━━ DATA SECTION
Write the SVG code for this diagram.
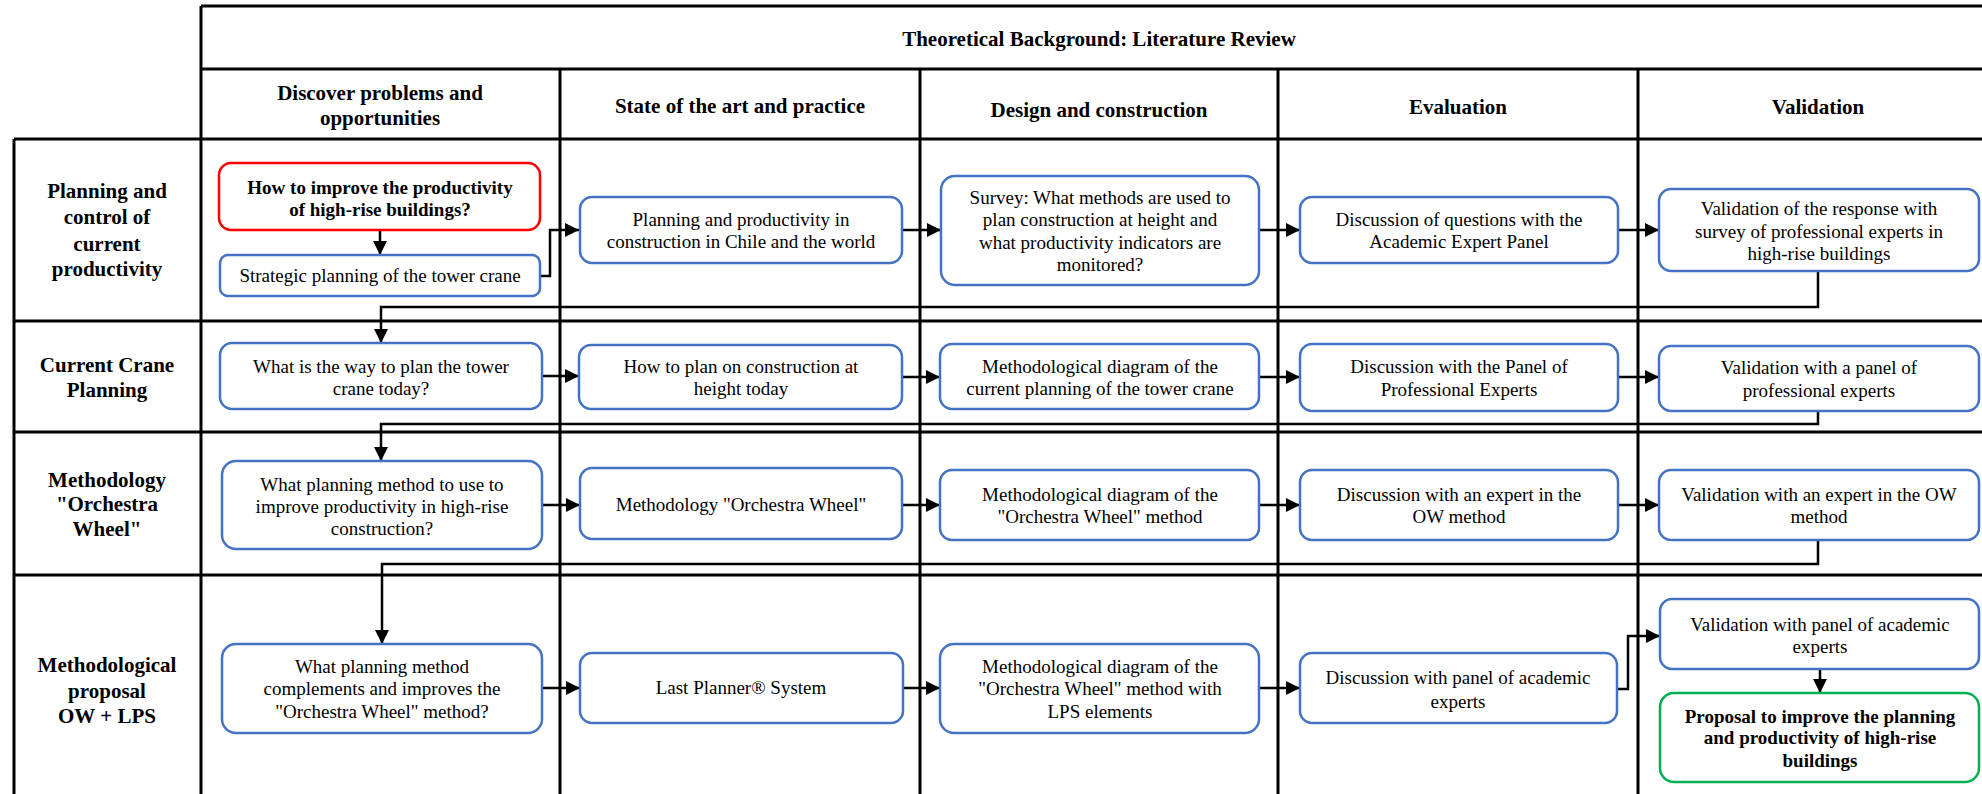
<svg xmlns="http://www.w3.org/2000/svg" width="1982" height="794" viewBox="0 0 1982 794" font-family="'Liberation Serif', 'Times New Roman', serif">
  <style>
    .grid { stroke: #000; stroke-width: 3; fill: none; }
    .box { fill: #fff; stroke: #4472C4; stroke-width: 2.5; }
    .box.start { stroke: #FF0000; }
    .box.end { stroke: #00B050; }
    .link { stroke: #000; stroke-width: 2.5; fill: none; marker-end: url(#arrow); }
    text { font-family: "Liberation Serif", "Times New Roman", serif; fill: #000; text-anchor: middle; }
    .t { font-size: 19px; }
    .b { font-size: 19px; font-weight: bold; }
    .head { font-size: 21px; font-weight: bold; }
    .title { font-size: 21px; font-weight: bold; }
    .row { font-size: 21px; font-weight: bold; }
  </style>
  <defs>
    <marker id="arrow" markerUnits="userSpaceOnUse" markerWidth="14" markerHeight="14" viewBox="0 0 14 14" refX="14" refY="7" orient="auto">
      <path d="M0,0 L14,7 L0,14 Z" fill="#000"/>
    </marker>
  </defs>
  <rect width="1982" height="794" fill="#fff"/>

  <!-- table grid -->
  <g id="grid">
    <path class="grid" d="M201,6 H1982 M201,6 V794 M201,69 H1982 M14,139 H1982 M14,139 V794"/>
    <path class="grid" d="M560,69 V794 M920,69 V794 M1278,69 V794 M1638,69 V794"/>
    <path class="grid" d="M14,321 H1982 M14,432 H1982 M14,575 H1982"/>
  </g>

  <!-- headings -->
  <g id="headings">
    <text class="title" x="1099" y="46">Theoretical Background: Literature Review</text>
    <text class="head" x="380" y="100">Discover problems and</text>
    <text class="head" x="380" y="125">opportunities</text>
    <text class="head" x="740" y="113">State of the art and practice</text>
    <text class="head" x="1099" y="117">Design and construction</text>
    <text class="head" x="1458" y="114">Evaluation</text>
    <text class="head" x="1818" y="114">Validation</text>
  </g>

  <!-- row labels -->
  <g id="rows">
    <text class="row" x="107" y="198">Planning and</text>
    <text class="row" x="107" y="224">control of</text>
    <text class="row" x="107" y="251">current</text>
    <text class="row" x="107" y="276">productivity</text>
    <text class="row" x="107" y="372">Current Crane</text>
    <text class="row" x="107" y="397">Planning</text>
    <text class="row" x="107" y="487">Methodology</text>
    <text class="row" x="107" y="511">"Orchestra</text>
    <text class="row" x="107" y="536">Wheel"</text>
    <text class="row" x="107" y="672">Methodological</text>
    <text class="row" x="107" y="698">proposal</text>
    <text class="row" x="107" y="723">OW + LPS</text>
  </g>

  <!-- connectors -->
  <g id="connectors">
    <path class="link" d="M380,230 V255"/>
    <path class="link" d="M540,276 H550 V230 H579"/>
    <path class="link" d="M902,230 H941"/>
    <path class="link" d="M1259,230 H1300"/>
    <path class="link" d="M1618,230 H1659"/>
    <path class="link" d="M1818,271 V307 H381 V343"/>
    <path class="link" d="M542,376 H579"/>
    <path class="link" d="M902,377 H940"/>
    <path class="link" d="M1259,377 H1300"/>
    <path class="link" d="M1618,377 H1659"/>
    <path class="link" d="M1818,411 V424 H381 V461"/>
    <path class="link" d="M542,505 H580"/>
    <path class="link" d="M902,505 H940"/>
    <path class="link" d="M1259,505 H1300"/>
    <path class="link" d="M1618,505 H1659"/>
    <path class="link" d="M1818,540 V564 H382 V644"/>
    <path class="link" d="M542,688 H580"/>
    <path class="link" d="M903,688 H940"/>
    <path class="link" d="M1259,688 H1300"/>
    <path class="link" d="M1617,689 H1628 V636 H1660"/>
    <path class="link" d="M1820,669 V693"/>
  </g>

  <!-- row 1 -->
  <g id="n-improve">
    <rect class="box start" x="219" y="163" width="321" height="67" rx="12"/>
    <text class="b" x="380" y="194">How to improve the productivity</text>
    <text class="b" x="380" y="216">of high-rise buildings?</text>
  </g>
  <g id="n-strategic">
    <rect class="box" x="220" y="255" width="320" height="41" rx="8"/>
    <text class="t" x="380" y="282">Strategic planning of the tower crane</text>
  </g>
  <g id="n-productivity">
    <rect class="box" x="580" y="197" width="322" height="66" rx="12"/>
    <text class="t" x="741" y="226">Planning and productivity in</text>
    <text class="t" x="741" y="248">construction in Chile and the world</text>
  </g>
  <g id="n-survey">
    <rect class="box" x="941" y="176" width="318" height="109" rx="14"/>
    <text class="t" x="1100" y="204">Survey: What methods are used to</text>
    <text class="t" x="1100" y="226">plan construction at height and</text>
    <text class="t" x="1100" y="249">what productivity indicators are</text>
    <text class="t" x="1100" y="271">monitored?</text>
  </g>
  <g id="n-academic-panel">
    <rect class="box" x="1300" y="197" width="318" height="66" rx="12"/>
    <text class="t" x="1459" y="226">Discussion of questions with the</text>
    <text class="t" x="1459" y="248">Academic Expert Panel</text>
  </g>
  <g id="n-survey-validation">
    <rect class="box" x="1659" y="189" width="320" height="82" rx="12"/>
    <text class="t" x="1819" y="215">Validation of the response with</text>
    <text class="t" x="1819" y="238">survey of professional experts in</text>
    <text class="t" x="1819" y="260">high-rise buildings</text>
  </g>

  <!-- row 2 -->
  <g id="n-crane-today">
    <rect class="box" x="220" y="343" width="322" height="66" rx="12"/>
    <text class="t" x="381" y="373">What is the way to plan the tower</text>
    <text class="t" x="381" y="395">crane today?</text>
  </g>
  <g id="n-height-today">
    <rect class="box" x="579" y="345" width="323" height="64" rx="12"/>
    <text class="t" x="741" y="373">How to plan on construction at</text>
    <text class="t" x="741" y="395">height today</text>
  </g>
  <g id="n-current-diagram">
    <rect class="box" x="940" y="344" width="319" height="65" rx="12"/>
    <text class="t" x="1100" y="373">Methodological diagram of the</text>
    <text class="t" x="1100" y="395">current planning of the tower crane</text>
  </g>
  <g id="n-professional-panel">
    <rect class="box" x="1300" y="344" width="318" height="67" rx="12"/>
    <text class="t" x="1459" y="373">Discussion with the Panel of</text>
    <text class="t" x="1459" y="396">Professional Experts</text>
  </g>
  <g id="n-professional-validation">
    <rect class="box" x="1659" y="346" width="320" height="65" rx="12"/>
    <text class="t" x="1819" y="374">Validation with a panel of</text>
    <text class="t" x="1819" y="397">professional experts</text>
  </g>

  <!-- row 3 -->
  <g id="n-method-choice">
    <rect class="box" x="222" y="461" width="320" height="88" rx="14"/>
    <text class="t" x="382" y="491">What planning method to use to</text>
    <text class="t" x="382" y="513">improve productivity in high-rise</text>
    <text class="t" x="382" y="535">construction?</text>
  </g>
  <g id="n-ow">
    <rect class="box" x="580" y="468" width="322" height="71" rx="12"/>
    <text class="t" x="741" y="511">Methodology "Orchestra Wheel"</text>
  </g>
  <g id="n-ow-diagram">
    <rect class="box" x="940" y="470" width="319" height="70" rx="12"/>
    <text class="t" x="1100" y="501">Methodological diagram of the</text>
    <text class="t" x="1100" y="523">"Orchestra Wheel" method</text>
  </g>
  <g id="n-ow-expert">
    <rect class="box" x="1300" y="470" width="318" height="70" rx="12"/>
    <text class="t" x="1459" y="501">Discussion with an expert in the</text>
    <text class="t" x="1459" y="523">OW method</text>
  </g>
  <g id="n-ow-validation">
    <rect class="box" x="1659" y="470" width="320" height="70" rx="12"/>
    <text class="t" x="1819" y="501">Validation with an expert in the OW</text>
    <text class="t" x="1819" y="523">method</text>
  </g>

  <!-- row 4 -->
  <g id="n-complement">
    <rect class="box" x="222" y="644" width="320" height="89" rx="14"/>
    <text class="t" x="382" y="673">What planning method</text>
    <text class="t" x="382" y="695">complements and improves the</text>
    <text class="t" x="382" y="718">"Orchestra Wheel" method?</text>
  </g>
  <g id="n-lps">
    <rect class="box" x="580" y="653" width="323" height="70" rx="12"/>
    <text class="t" x="741" y="694">Last Planner® System</text>
  </g>
  <g id="n-lps-diagram">
    <rect class="box" x="940" y="644" width="319" height="89" rx="14"/>
    <text class="t" x="1100" y="673">Methodological diagram of the</text>
    <text class="t" x="1100" y="695">"Orchestra Wheel" method with</text>
    <text class="t" x="1100" y="718">LPS elements</text>
  </g>
  <g id="n-academic-discussion">
    <rect class="box" x="1300" y="653" width="317" height="70" rx="12"/>
    <text class="t" x="1458" y="684">Discussion with panel of academic</text>
    <text class="t" x="1458" y="708">experts</text>
  </g>
  <g id="n-academic-validation">
    <rect class="box" x="1660" y="599" width="319" height="70" rx="12"/>
    <text class="t" x="1820" y="631">Validation with panel of academic</text>
    <text class="t" x="1820" y="653">experts</text>
  </g>
  <g id="n-proposal">
    <rect class="box end" x="1660" y="693" width="319" height="89" rx="14"/>
    <text class="b" x="1820" y="723">Proposal to improve the planning</text>
    <text class="b" x="1820" y="744">and productivity of high-rise</text>
    <text class="b" x="1820" y="767">buildings</text>
  </g>
</svg>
━━━━
__AIM__: Report each line in the data that holds the word "diagram".

__EXPECTED ANSWER__:
Write the SVG code for this diagram.
  <g id="n-current-diagram">
    <text class="t" x="1100" y="373">Methodological diagram of the</text>
  <g id="n-ow-diagram">
    <text class="t" x="1100" y="501">Methodological diagram of the</text>
  <g id="n-lps-diagram">
    <text class="t" x="1100" y="673">Methodological diagram of the</text>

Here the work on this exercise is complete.